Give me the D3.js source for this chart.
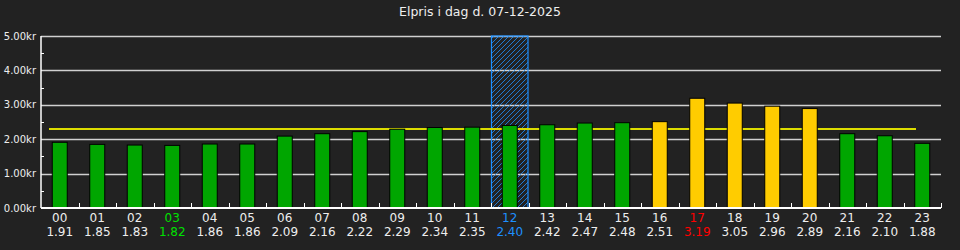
<!DOCTYPE html>
<html>
<head>
<meta charset="utf-8">
<script src="https://cdn.jsdelivr.net/npm/d3@7"></script>
<style>
  html, body { margin: 0; padding: 0; background: #222222; }
  svg { display: block; font-family: "DejaVu Sans", sans-serif; }
</style>
</head>
<body>
<div id="chart"></div>
<script>
// Elpris per time
const hours = ["00","01","02","03","04","05","06","07","08","09","10","11",
               "12","13","14","15","16","17","18","19","20","21","22","23"];
const prices = [1.91, 1.85, 1.83, 1.82, 1.86, 1.86, 2.09, 2.16, 2.22, 2.29, 2.34, 2.35,
                2.40, 2.42, 2.47, 2.48, 2.51, 3.19, 3.05, 2.96, 2.89, 2.16, 2.10, 1.88];
const peakHours = ["16","17","18","19","20"];
const yTicks = [0, 1, 2, 3, 4, 5];
const avgPrice = 2.30;
const currentHour = "12";
const title = "Elpris i dag d. 07-12-2025";

const width = 960, height = 250;
const margin = { top: 36, right: 19, bottom: 42, left: 41 };

const svg = d3.select("#chart").append("svg")
  .attr("width", width)
  .attr("height", height);

const x = d3.scaleBand()
  .domain(hours)
  .range([margin.left, width - margin.right])
  .padding(0);

const y = d3.scaleLinear()
  .domain([0, 5])
  .range([height - margin.bottom, margin.top]);

const bw = x.bandwidth();
const barW = bw * 0.4;

// hatch pattern for current hour
const defs = svg.append("defs");
defs.append("pattern")
  .attr("id", "hatch")
  .attr("patternUnits", "userSpaceOnUse")
  .attr("width", 5)
  .attr("height", 5)
  .append("path")
  .attr("d", "M-1,1 L1,-1 M0,5 L5,0 M4,6 L6,4")
  .attr("stroke", "#1e90ff")
  .attr("stroke-width", 0.8);

// title
svg.append("text")
  .attr("x", width / 2)
  .attr("y", 16)
  .attr("text-anchor", "middle")
  .attr("fill", "#eeeeee")
  .style("font-size", "12.5px")
  .text(title);

// gridlines
svg.append("g")
  .selectAll("line")
  .data(yTicks.filter(d => d > 0))
  .join("line")
  .attr("x1", margin.left)
  .attr("x2", width - margin.right)
  .attr("y1", d => Math.round(y(d)) + 0.5)
  .attr("y2", d => Math.round(y(d)) + 0.5)
  .attr("stroke", "#d0d0d0")
  .attr("stroke-width", 1.5);

// current hour highlight
svg.append("rect")
  .attr("x", x(currentHour) + 0.5)
  .attr("y", y(5))
  .attr("width", bw - 1)
  .attr("height", y(0) - y(5))
  .attr("fill", "url(#hatch)")
  .attr("stroke", "#1e90ff")
  .attr("stroke-width", 1.2);

// average line
svg.append("line")
  .attr("x1", x(hours[0]) + 8)
  .attr("x2", x(hours[hours.length - 1]) + 12.5)
  .attr("y1", y(avgPrice))
  .attr("y2", y(avgPrice))
  .attr("stroke", "#dddd00")
  .attr("stroke-width", 2);

// bars
svg.append("g")
  .selectAll("rect")
  .data(hours)
  .join("rect")
  .attr("x", d => x(d) + (bw - barW) / 2)
  .attr("y", (d, i) => y(prices[i]))
  .attr("width", barW)
  .attr("height", (d, i) => y(0) - y(prices[i]))
  .attr("fill", d => peakHours.includes(d) ? "#ffcc00" : "#00a600")
  .attr("stroke", "#000000")
  .attr("stroke-width", 1);

// y axis
const yAxis = svg.append("g").attr("stroke", "#ffffff");
yAxis.append("line")
  .attr("x1", margin.left).attr("x2", margin.left)
  .attr("y1", y(5)).attr("y2", y(0))
  .attr("stroke-width", 1.5);
yAxis.selectAll("line.minor")
  .data(d3.range(0.5, 5, 1))
  .join("line")
  .attr("class", "minor")
  .attr("x1", margin.left).attr("x2", margin.left + 3)
  .attr("y1", d => Math.round(y(d)) + 0.5)
  .attr("y2", d => Math.round(y(d)) + 0.5)
  .attr("stroke-width", 1);

svg.append("g")
  .selectAll("text")
  .data(yTicks)
  .join("text")
  .attr("x", margin.left - 5)
  .attr("y", d => y(d))
  .attr("dy", "0.35em")
  .attr("text-anchor", "end")
  .attr("fill", "#eeeeee")
  .style("font-size", "10px")
  .text(d => d3.format(".2f")(d) + "kr");

// x axis
const xAxis = svg.append("g").attr("stroke", "#ffffff");
xAxis.append("line")
  .attr("x1", margin.left).attr("x2", width - margin.right)
  .attr("y1", y(0)).attr("y2", y(0))
  .attr("stroke-width", 2);
xAxis.selectAll("line.tick")
  .data(hours)
  .join("line")
  .attr("class", "tick")
  .attr("x1", d => Math.round(x(d) + bw) + 0.5)
  .attr("x2", d => Math.round(x(d) + bw) + 0.5)
  .attr("y1", y(0))
  .attr("y2", y(0) - 5)
  .attr("stroke-width", 1);

// labels
const minP = d3.min(prices), maxP = d3.max(prices);
function labelColor(d, i) {
  if (d === currentHour) return "#1e90ff";
  if (prices[i] === minP) return "#00e000";
  if (prices[i] === maxP) return "#ff0000";
  return "#eeeeee";
}

const labels = svg.append("g")
  .attr("text-anchor", "middle")
  .style("font-size", "12px");

labels.selectAll("text.hour")
  .data(hours)
  .join("text")
  .attr("class", "hour")
  .attr("x", d => x(d) + bw / 2)
  .attr("y", 221.5)
  .attr("fill", labelColor)
  .text(d => d);

labels.selectAll("text.price")
  .data(hours)
  .join("text")
  .attr("class", "price")
  .attr("x", d => x(d) + bw / 2)
  .attr("y", 235.5)
  .attr("fill", labelColor)
  .text((d, i) => d3.format(".2f")(prices[i]));
</script>
</body>
</html>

SET EXERCISE: Restate the data above word for word. Do not include the images.

EXPECTED OUTPUT:
Give me the D3.js source for this chart.
<!DOCTYPE html>
<html>
<head>
<meta charset="utf-8">
<script src="https://cdn.jsdelivr.net/npm/d3@7"></script>
<style>
  html, body { margin: 0; padding: 0; background: #222222; }
  svg { display: block; font-family: "DejaVu Sans", sans-serif; }
</style>
</head>
<body>
<div id="chart"></div>
<script>
// Elpris per time
const hours = ["00","01","02","03","04","05","06","07","08","09","10","11",
               "12","13","14","15","16","17","18","19","20","21","22","23"];
const prices = [1.91, 1.85, 1.83, 1.82, 1.86, 1.86, 2.09, 2.16, 2.22, 2.29, 2.34, 2.35,
                2.40, 2.42, 2.47, 2.48, 2.51, 3.19, 3.05, 2.96, 2.89, 2.16, 2.10, 1.88];
const peakHours = ["16","17","18","19","20"];
const yTicks = [0, 1, 2, 3, 4, 5];
const avgPrice = 2.30;
const currentHour = "12";
const title = "Elpris i dag d. 07-12-2025";

const width = 960, height = 250;
const margin = { top: 36, right: 19, bottom: 42, left: 41 };

const svg = d3.select("#chart").append("svg")
  .attr("width", width)
  .attr("height", height);

const x = d3.scaleBand()
  .domain(hours)
  .range([margin.left, width - margin.right])
  .padding(0);

const y = d3.scaleLinear()
  .domain([0, 5])
  .range([height - margin.bottom, margin.top]);

const bw = x.bandwidth();
const barW = bw * 0.4;

// hatch pattern for current hour
const defs = svg.append("defs");
defs.append("pattern")
  .attr("id", "hatch")
  .attr("patternUnits", "userSpaceOnUse")
  .attr("width", 5)
  .attr("height", 5)
  .append("path")
  .attr("d", "M-1,1 L1,-1 M0,5 L5,0 M4,6 L6,4")
  .attr("stroke", "#1e90ff")
  .attr("stroke-width", 0.8);

// title
svg.append("text")
  .attr("x", width / 2)
  .attr("y", 16)
  .attr("text-anchor", "middle")
  .attr("fill", "#eeeeee")
  .style("font-size", "12.5px")
  .text(title);

// gridlines
svg.append("g")
  .selectAll("line")
  .data(yTicks.filter(d => d > 0))
  .join("line")
  .attr("x1", margin.left)
  .attr("x2", width - margin.right)
  .attr("y1", d => Math.round(y(d)) + 0.5)
  .attr("y2", d => Math.round(y(d)) + 0.5)
  .attr("stroke", "#d0d0d0")
  .attr("stroke-width", 1.5);

// current hour highlight
svg.append("rect")
  .attr("x", x(currentHour) + 0.5)
  .attr("y", y(5))
  .attr("width", bw - 1)
  .attr("height", y(0) - y(5))
  .attr("fill", "url(#hatch)")
  .attr("stroke", "#1e90ff")
  .attr("stroke-width", 1.2);

// average line
svg.append("line")
  .attr("x1", x(hours[0]) + 8)
  .attr("x2", x(hours[hours.length - 1]) + 12.5)
  .attr("y1", y(avgPrice))
  .attr("y2", y(avgPrice))
  .attr("stroke", "#dddd00")
  .attr("stroke-width", 2);

// bars
svg.append("g")
  .selectAll("rect")
  .data(hours)
  .join("rect")
  .attr("x", d => x(d) + (bw - barW) / 2)
  .attr("y", (d, i) => y(prices[i]))
  .attr("width", barW)
  .attr("height", (d, i) => y(0) - y(prices[i]))
  .attr("fill", d => peakHours.includes(d) ? "#ffcc00" : "#00a600")
  .attr("stroke", "#000000")
  .attr("stroke-width", 1);

// y axis
const yAxis = svg.append("g").attr("stroke", "#ffffff");
yAxis.append("line")
  .attr("x1", margin.left).attr("x2", margin.left)
  .attr("y1", y(5)).attr("y2", y(0))
  .attr("stroke-width", 1.5);
yAxis.selectAll("line.minor")
  .data(d3.range(0.5, 5, 1))
  .join("line")
  .attr("class", "minor")
  .attr("x1", margin.left).attr("x2", margin.left + 3)
  .attr("y1", d => Math.round(y(d)) + 0.5)
  .attr("y2", d => Math.round(y(d)) + 0.5)
  .attr("stroke-width", 1);

svg.append("g")
  .selectAll("text")
  .data(yTicks)
  .join("text")
  .attr("x", margin.left - 5)
  .attr("y", d => y(d))
  .attr("dy", "0.35em")
  .attr("text-anchor", "end")
  .attr("fill", "#eeeeee")
  .style("font-size", "10px")
  .text(d => d3.format(".2f")(d) + "kr");

// x axis
const xAxis = svg.append("g").attr("stroke", "#ffffff");
xAxis.append("line")
  .attr("x1", margin.left).attr("x2", width - margin.right)
  .attr("y1", y(0)).attr("y2", y(0))
  .attr("stroke-width", 2);
xAxis.selectAll("line.tick")
  .data(hours)
  .join("line")
  .attr("class", "tick")
  .attr("x1", d => Math.round(x(d) + bw) + 0.5)
  .attr("x2", d => Math.round(x(d) + bw) + 0.5)
  .attr("y1", y(0))
  .attr("y2", y(0) - 5)
  .attr("stroke-width", 1);

// labels
const minP = d3.min(prices), maxP = d3.max(prices);
function labelColor(d, i) {
  if (d === currentHour) return "#1e90ff";
  if (prices[i] === minP) return "#00e000";
  if (prices[i] === maxP) return "#ff0000";
  return "#eeeeee";
}

const labels = svg.append("g")
  .attr("text-anchor", "middle")
  .style("font-size", "12px");

labels.selectAll("text.hour")
  .data(hours)
  .join("text")
  .attr("class", "hour")
  .attr("x", d => x(d) + bw / 2)
  .attr("y", 221.5)
  .attr("fill", labelColor)
  .text(d => d);

labels.selectAll("text.price")
  .data(hours)
  .join("text")
  .attr("class", "price")
  .attr("x", d => x(d) + bw / 2)
  .attr("y", 235.5)
  .attr("fill", labelColor)
  .text((d, i) => d3.format(".2f")(prices[i]));
</script>
</body>
</html>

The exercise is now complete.